Commentaire de Nicole sur ce fragment

 

Nicole Pierre, Traité de la charité et de l’amour propre, in Essais de morale, éd. L. Thirouin, Paris, Presses Universitaires de France, 1999, p. 393-395. Nicole cite le fragment de Pascal, qu’il commente comme suit :

« Il est impossible de ne pas aimer un homme de cette sorte ; mais pourquoi l’aime-t-on ? C’est qu’il semble qu’il soit fait pour les autres et non pour lui. Il n’incommode point notre amour propre par une affectation importune. Il ne prétend point nous forcer à le louer en faisant voir en lui ce que nous n’y voulons point voir. S’il nous montre ce qu’il y a de bon, ce n’est pas pour lui, c’est pour nous.

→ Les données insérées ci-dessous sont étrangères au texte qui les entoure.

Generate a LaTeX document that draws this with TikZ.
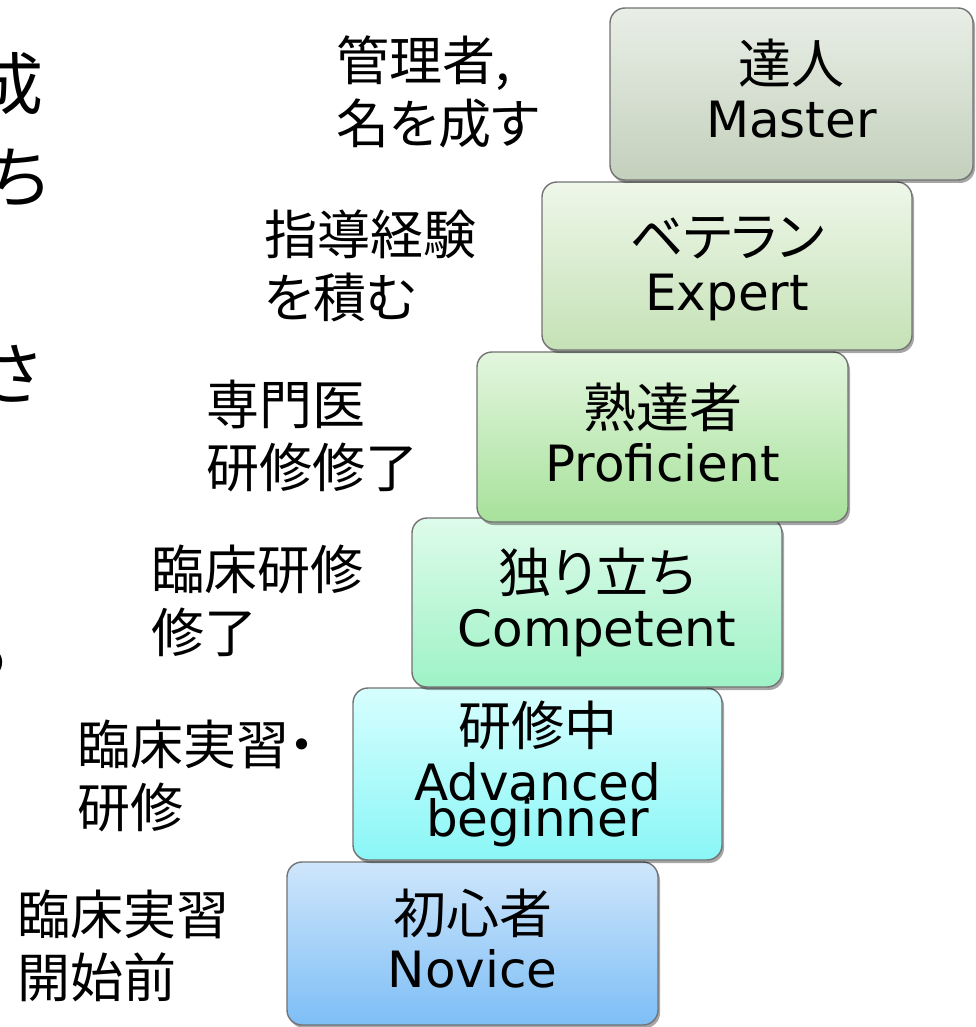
\documentclass[tikz,border=0pt]{standalone}
\usepackage{fontspec}
\setmainfont[RawFeature=+palt]{Noto Sans CJK JP}
\newfontfamily\lat{DejaVu Sans}
\usetikzlibrary{shadows}
\tikzset{
  stepbox/.style={rectangle, rounded corners=15pt, draw=black!55, line width=1.4pt,
    inner sep=0pt, drop shadow={shadow xshift=2pt, shadow yshift=-3pt, opacity=0.35, fill=black}},
  jp/.style={inner sep=0pt, anchor=base, font=\fontsize{53}{58}\selectfont},
  en/.style={inner sep=0pt, anchor=base, font=\fontsize{50}{55}\selectfont\lat},
  lbl/.style={inner sep=0pt, anchor=base west, font=\fontsize{53}{62}\selectfont},
  cut/.style={inner sep=0pt, anchor=base east, font=\fontsize{68}{80}\selectfont},
}
\definecolor{mT}{HTML}{E9EEE6}\definecolor{mB}{HTML}{C3D0BC}
\definecolor{eT}{HTML}{EEF7E9}\definecolor{eB}{HTML}{C5E1B6}
\definecolor{pT}{HTML}{E3F6DE}\definecolor{pB}{HTML}{A7E19B}
\definecolor{cT}{HTML}{DEFBEA}\definecolor{cB}{HTML}{9EF2C6}
\definecolor{aT}{HTML}{D7FEFE}\definecolor{aB}{HTML}{8AF6F6}
\definecolor{nT}{HTML}{CFE6FB}\definecolor{nB}{HTML}{7DBEF6}
\begin{document}
\begin{tikzpicture}[x=1pt,y=-1pt]
\useasboundingbox (0,0) rectangle (975,1027);
\clip (0,0) rectangle (975,1027);
\fill[white] (0,0) rectangle (975,1027);

% cut-off text at the left edge
\node[cut] (c1) at (44,110) {成};
\node[cut] (c2) at (48,202) {ち};
\node[cut] (c3) at (41,399) {さ};
\node[cut] (c4) at (9,677) {る};

% boxes, bottom to top
\node[stepbox, top color=nT, bottom color=nB, minimum width=371pt, minimum height=163pt] (nov) at (472.5,943.5) {};
\node[jp] (nov-jp) at ([yshift=10pt]nov.center) {初心者};
\node[en] (nov-en) at ([yshift=-44pt]nov.center) {Novice};

\node[stepbox, top color=aT, bottom color=aB, minimum width=369pt, minimum height=172pt] (adv) at (537.5,774) {};
\node[jp] (adv-jp) at ([yshift=29pt]adv.center) {研修中};
\node[en] (adv-en) at ([yshift=-26pt]adv.center) {Advanced};
\node[en] (adv-en2) at ([yshift=-62pt]adv.center) {beginner};

\node[stepbox, top color=cT, bottom color=cB, minimum width=370pt, minimum height=169pt] (com) at (597,602.5) {};
\node[jp] (com-jp) at ([yshift=10pt]com.center) {独り立ち};
\node[en] (com-en) at ([yshift=-44pt]com.center) {Competent};

\node[stepbox, top color=pT, bottom color=pB, minimum width=371pt, minimum height=170pt] (pro) at (662.5,437) {};
\node[jp] (pro-jp) at ([yshift=10pt]pro.center) {熟達者};
\node[en] (pro-en) at ([yshift=-44pt]pro.center) {Proficient};

\node[stepbox, top color=eT, bottom color=eB, minimum width=370pt, minimum height=168pt] (exp) at (727,266) {};
\node[jp] (exp-jp) at ([yshift=10pt]exp.center) {ベテラン};
\node[en] (exp-en) at ([yshift=-44pt]exp.center) {Expert};

\node[stepbox, top color=mT, bottom color=mB, minimum width=363pt, minimum height=172pt] (mas) at (791.5,94) {};
\node[jp] (mas-jp) at ([yshift=10pt]mas.center) {達人};
\node[en] (mas-en) at ([yshift=-44pt]mas.center) {Master};

% left labels
\node[lbl] (l6a) at (336,81) {管理者,};
\node[lbl] (l6b) at ([yshift=-63pt]l6a.base west) {名を成す};
\node[lbl] (l5a) at (264,254) {指導経験};
\node[lbl] (l5b) at ([yshift=-63pt]l5a.base west) {を積む};
\node[lbl] (l4a) at (206,424) {専門医};
\node[lbl] (l4b) at ([yshift=-63pt]l4a.base west) {研修修了};
\node[lbl] (l3a) at (151,589) {臨床研修};
\node[lbl] (l3b) at ([yshift=-63pt]l3a.base west) {修了};
\node[lbl] (l2a) at (77,764) {臨床実習・};
\node[lbl] (l2b) at ([yshift=-63pt]l2a.base west) {研修};
\node[lbl] (l1a) at (17,934) {臨床実習};
\node[lbl] (l1b) at ([yshift=-63pt]l1a.base west) {開始前};
\end{tikzpicture}
\end{document}
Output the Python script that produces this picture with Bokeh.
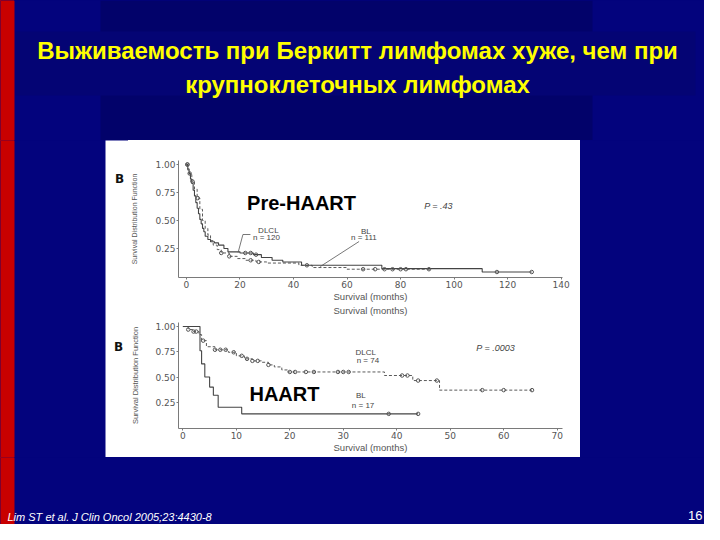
import numpy as np
from bokeh.plotting import figure
from bokeh.layouts import column, row
from bokeh.models import Range1d, FixedTicker, NumeralTickFormatter, LinearAxis
from bokeh.core.properties import value
from bokeh.embed import file_html
from bokeh.resources import INLINE

# ---------------- data ----------------
title_lines = ["Выживаемость при Беркитт лимфомах хуже, чем при",
               "крупноклеточных лимфомах"]
citation = "Lim ST et al. J Clin Oncol 2005;23:4430-8"
slide_number = "16"
panel_letters = ["B", "B"]

# Pre-HAART panel (months, survival)
pre_solid_t = [0, 0.5, 1, 1.5, 2, 2.5, 3, 3.5, 4, 4.5, 5, 5.5, 6, 6.5, 7, 8, 9,
               10.5, 12, 14, 15.5, 20, 25, 28, 32, 36, 43, 73, 110.5, 129]
pre_solid_s = [1.0, 0.96, 0.92, 0.87, 0.83, 0.77, 0.72, 0.66, 0.61, 0.56, 0.51,
               0.47, 0.43, 0.40, 0.36, 0.33, 0.31, 0.30, 0.28, 0.25, 0.22, 0.21,
               0.195, 0.17, 0.145, 0.13, 0.10, 0.07, 0.04, 0.04]
pre_dash_t = [0, 0.5, 1, 2, 3, 4, 5, 6, 7, 8, 9, 10, 11.5, 13, 16, 19, 22, 26,
              30, 42, 47, 60, 91]
pre_dash_s = [1.0, 0.95, 0.91, 0.85, 0.78, 0.70, 0.60, 0.50, 0.43, 0.37, 0.32,
              0.28, 0.24, 0.21, 0.18, 0.16, 0.145, 0.13, 0.12, 0.10, 0.08,
              0.065, 0.065]
pre_solid_censor = [0.3, 1.2, 22, 24, 26, 116, 129]
pre_dash_censor = [0.4, 2.2, 4.2, 13, 16, 24, 27, 45, 66, 70.5, 74, 77, 80, 82, 90.6]

# HAART panel
haart_dlcl_t = [0, 1, 2, 3, 3.5, 4.4, 6, 8.5, 10, 11.5, 13, 14.7, 16, 17.1, 18.5,
                19.6, 37.7, 43, 48, 65.3]
haart_dlcl_s = [1.0, 0.97, 0.95, 0.92, 0.86, 0.80, 0.77, 0.745, 0.71, 0.68, 0.66,
                0.646, 0.62, 0.60, 0.57, 0.55, 0.515, 0.465, 0.37, 0.37]
haart_bl_t = [0, 3.2, 3.5, 4.1, 5.0, 5.7, 6.6, 11.0, 44]
haart_bl_s = [1.0, 0.76, 0.63, 0.50, 0.40, 0.32, 0.20, 0.135, 0.135]
haart_dlcl_censor = [1, 2, 2.5, 3.8, 6, 7, 8, 9.5, 11, 12, 13, 14, 16, 20, 21, 23,
                     24.5, 29, 30, 31, 41, 42, 44, 47.5, 56, 60, 65.3]
haart_bl_censor = [38.5, 44]

pre_x_ticks = [0, 20, 40, 60, 80, 100, 120, 140]
haart_x_ticks = [0, 10, 20, 30, 40, 50, 60, 70]
y_ticks = [0.25, 0.50, 0.75, 1.00]

# ---------------- styles ----------------
BG = "#03037d"
RECT = "#02026a"
BAND = "#040474"
RED = "#c80000"
GRAY = "#5a5a5a"
FONT = value("Liberation Sans")
SLIDE_BG = {"background": "linear-gradient(to right, %s 14px, %s 14px)" % (RED, BG)}


def step_at(t_arr, s_arr, times):
    idx = np.searchsorted(np.asarray(t_arr), np.asarray(times), side="right") - 1
    return np.asarray(s_arr)[idx]


def deco(w, h, x0, x1, y0, y1):
    p = figure(width=w, height=h, x_range=Range1d(x0, x1), y_range=Range1d(y1, y0),
               x_axis_type=None, y_axis_type=None, toolbar_location=None,
               output_backend="svg", min_border=0,
               background_fill_color=BG, border_fill_color=BG,
               outline_line_color=None)
    p.grid.visible = False
    return p


# top title area (slide pixel coordinates 0..704 x 0..140)
top = deco(704, 140, 0, 704, 0, 140)
top.quad(left=[0], right=[14], top=[0], bottom=[145], fill_color=RED, line_color=None)
top.quad(left=[100], right=[592], top=[0], bottom=[145], fill_color=RECT, line_color=None)
top.quad(left=[15], right=[695], top=[31], bottom=[95], fill_color=BAND, line_color=None)
top.text(x=[357, 357], y=[50, 84], text=title_lines, text_font=FONT,
         text_font_style="bold", text_font_size="24px", text_color="#ffff00",
         text_align="center", text_baseline="middle")

# left strip of the middle band (0..128 x 140..457)
left = deco(128, 317, 0, 128, 140, 457)
left.quad(left=[0], right=[14], top=[130], bottom=[470], fill_color=RED, line_color=None)
left.quad(left=[105], right=[130], top=[130], bottom=[470], fill_color="white",
          line_color=None)
left.text(x=[119, 118], y=[178, 346], text=panel_letters, text_font=value("DejaVu Sans"),
          text_font_style="bold", text_font_size="12px", text_color="#111111",
          text_align="center", text_baseline="middle")

right = deco(124, 317, 580, 704, 140, 457)

bottom = deco(704, 67, 0, 704, 457, 524)
bottom.quad(left=[0], right=[14], top=[450], bottom=[540], fill_color=RED, line_color=None)
bottom.text(x=[7], y=[516], text=[citation], text_font=FONT, text_font_style="italic",
            text_font_size="11px", text_color="white", text_align="left",
            text_baseline="middle")
bottom.text(x=[702], y=[515], text=[slide_number], text_font=FONT,
            text_font_size="13px", text_color="white", text_align="right",
            text_baseline="middle")


def km_fig(w, h, xr, yr, bl, br, bt, bb, xticks, ylab_size, ylab_standoff):
    p = figure(width=w, height=h, x_range=Range1d(*xr), y_range=Range1d(*yr),
               toolbar_location=None, output_backend="svg",
               min_border_left=bl, min_border_right=br, min_border_top=bt,
               min_border_bottom=bb, background_fill_color="white",
               border_fill_color="white", outline_line_color=None)
    p.grid.visible = False
    p.xaxis.ticker = FixedTicker(ticks=xticks)
    p.yaxis.ticker = FixedTicker(ticks=y_ticks)
    p.yaxis.formatter = NumeralTickFormatter(format="0.00")
    for ax in (p.xaxis, p.yaxis):
        ax.axis_line_color = "#7a7a7a"
        ax.major_tick_line_color = "#7a7a7a"
        ax.minor_tick_line_color = None
        ax.major_tick_out = 2
        ax.major_tick_in = 0
        ax.major_label_standoff = 1
        ax.major_label_text_font = "DejaVu Sans"
        ax.major_label_text_font_size = "9px"
        ax.major_label_text_color = "#555555"
        ax.axis_label_text_font = "Liberation Sans"
        ax.axis_label_text_font_style = "normal"
        ax.axis_label_text_color = "#555555"
    p.xaxis.axis_label = "Survival (months)"
    p.xaxis.axis_label_text_font_size = "9.5px"
    p.xaxis.axis_label_standoff = 0
    p.yaxis.axis_label = "Survival Distribution Function"
    p.yaxis.axis_label_text_font_size = ylab_size
    p.yaxis.axis_label_standoff = ylab_standoff
    return p


def small_text(p, x, y, t, size="8px", style="normal"):
    p.text(x=[x], y=[y], text=[t], text_font=FONT, text_font_size=size,
           text_font_style=style, text_color="#444444", text_align="center",
           text_baseline="middle")


# ---- Pre-HAART panel ----
k1 = km_fig(452, 180, (-2.97, 140.5), (-0.009, 1.036), 44, 2, 20, 43, pre_x_ticks,
            "7px", 14)
# caption of the lower panel's source figure, printed just under this panel's axis
cap = LinearAxis(ticker=FixedTicker(ticks=[]), axis_label="Survival (months)",
                 axis_line_color=None, major_tick_line_color=None,
                 minor_tick_line_color=None, major_label_text_font_size="1px",
                 major_label_standoff=0, major_tick_out=0, major_tick_in=0,
                 axis_label_standoff=0, axis_label_text_font="Liberation Sans",
                 axis_label_text_font_style="normal", axis_label_text_font_size="9.5px",
                 axis_label_text_color="#555555")
k1.add_layout(cap, "below")
k1.step(pre_dash_t, pre_dash_s, mode="after", line_color=GRAY, line_width=1,
        line_dash="3 2")
k1.step(pre_solid_t, pre_solid_s, mode="after", line_color="#444444", line_width=1.1)
k1.scatter(pre_solid_censor, step_at(pre_solid_t, pre_solid_s, pre_solid_censor),
           marker="circle", size=3.5, fill_color=None, line_color="#555555")
k1.scatter(pre_dash_censor, step_at(pre_dash_t, pre_dash_s, pre_dash_censor),
           marker="circle", size=3.5, fill_color=None, line_color="#555555")
k1.text(x=[43.0], y=[0.652], text=["Pre-HAART"], text_font=FONT, text_font_style="bold",
        text_font_size="20px", text_color="black", text_align="center",
        text_baseline="middle")
small_text(k1, 94.2, 0.634, "P = .43", "9px", "italic")
small_text(k1, 30.6, 0.41, "DLCL")
small_text(k1, 29.9, 0.345, "n = 120")
small_text(k1, 67.0, 0.40, "BL")
small_text(k1, 66.3, 0.35, "n = 111")
k1.line([23.9, 21.1, 19.3], [0.375, 0.375, 0.214], line_color="#555555", line_width=0.8)
k1.line([64.5, 50.0], [0.3125, 0.089], line_color="#555555", line_width=0.8)

# ---- HAART panel ----
k2 = km_fig(452, 137, (-0.82, 71.0), (-0.01, 1.04), 49, 18, 2, 29, haart_x_ticks,
            "7.5px", 12)
k2.step(haart_dlcl_t, haart_dlcl_s, mode="after", line_color=GRAY, line_width=1,
        line_dash="3 2")
k2.step(haart_bl_t, haart_bl_s, mode="after", line_color="#444444", line_width=1.1)
k2.scatter(haart_dlcl_censor, step_at(haart_dlcl_t, haart_dlcl_s, haart_dlcl_censor),
           marker="circle", size=3.5, fill_color=None, line_color="#555555")
k2.scatter(haart_bl_censor, step_at(haart_bl_t, haart_bl_s, haart_bl_censor),
           marker="circle", size=3.5, fill_color=None, line_color="#555555")
k2.text(x=[19.0], y=[0.327], text=["HAART"], text_font=FONT, text_font_style="bold",
        text_font_size="20px", text_color="black", text_align="center",
        text_baseline="middle")
small_text(k2, 58.5, 0.79, "P = .0003", "9px", "italic")
small_text(k2, 34.2, 0.74, "DLCL")
small_text(k2, 34.6, 0.66, "n = 74")
small_text(k2, 33.3, 0.317, "BL")
small_text(k2, 33.7, 0.218, "n = 17")

panels = column(k1, k2, styles={"background-color": "white"})
middle = row(left, panels, right, styles=SLIDE_BG)
layout = column(top, middle, bottom, styles=SLIDE_BG)

open("out.html", "w").write(file_html(layout, INLINE))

L’honnêteté nous rendant donc sensibles à ces jugements, et à ces sentiments favorables qu’elle découvre dans l’esprit des autres pour ce procédé, elle s’efforce de les mériter en le suivant.

Mais si l’honnêteté s’éloigne généralement de toute sorte d’affectation, elle fuit encore avec plus de soin celle qui tend à se signaler par des qualités ou des manières qui ne conviennent point à notre état et à notre profession : parce qu’elle sait que l’amour propre des autres hommes, qui en est toujours choqué, ne manque jamais de la tourner en ridicule, et qu’il est bien fier lorsqu’ayant la raison de son côté, il s’en peut servir pour réprimer une vanité mal entendue.

Ainsi selon les règles mêmes de l’honnêteté du monde, c’est un fort méchant caractère, et que tout homme de bon sens doit éviter, que celui d’un ecclésiastique qui affecterait l’air, les mots et les manières de la cour ; qui paraîtrait rempli d’estime pour les bagatelles et les vanités du monde ; qui témoignerait de l’inclination pour la conversation des dames ; qui se piquerait de politesse, de délicatesse et de bel esprit ; qui ferait voir par ses discours ou par ses écrits, qu’il lit ce qu’il ne devrait point lire, qu’il sait ce qu’il ne devrait point savoir, et qu’il aime ce qu’il ne devrait point aimer. Il ne faut pas s’imaginer que le monde, qui est souvent si peu équitable à l’égard de ceux qui ne lui donnent point de prise, soit d’humeur à souffrir ceux qui prétendent se distinguer des autres par des voies qui donnent tant de moyens de les rabaisser. Aussi ne les épargne-t-il pas. Chacun devient spirituel à leurs dépens, et il n’y a personne qui ne fasse mille réflexions sur la disproportion de cet esprit tout profane et tout séculier qu’ils font paraître, avec la sainteté de leur état.

Il n’est pas besoin de prouver que la charité est encore plus éloignée de l’affectation que la simple honnêteté. Car aimant les autres et ne s’aimant point elle-même, elle n’a qu’à suivre ses mouvements naturels pour agir avec une honnêteté parfaite. Elle le fait d’autant mieux, qu’elle le fait plus sincèrement, et qu’il n’y a rien qui se démente en elle, au lieu que cette honnêteté d’amour propre n’est pas d’ordinaire si uniforme. Si elle le réprime en un endroit, il se montre quelquefois par un autre, et laisse ainsi quelque petit dégoût de soi à ceux qui l’observent de bien près. Mais comme cela n’arrive que contre son intention, il en a honte quand il s’en aperçoit, ou plutôt quand il sent que les autres s’en aperçoivent ».

Nicole modifie le texte de Pascal sur un point, lorsqu’il écrit non pas « c’est une mauvaise marque quand on n’a pas recours à un homme quand il s’agit de juger de quelques vers », mais c’est une mauvaise marque quand on n’a recours à lui que lorsqu’il s’agit de juger de quelques vers.

Une note de L. Thirouin indique que le portrait d’ecclésiastique mondain dessiné par Nicole vise le jésuite Dominique Bouhours.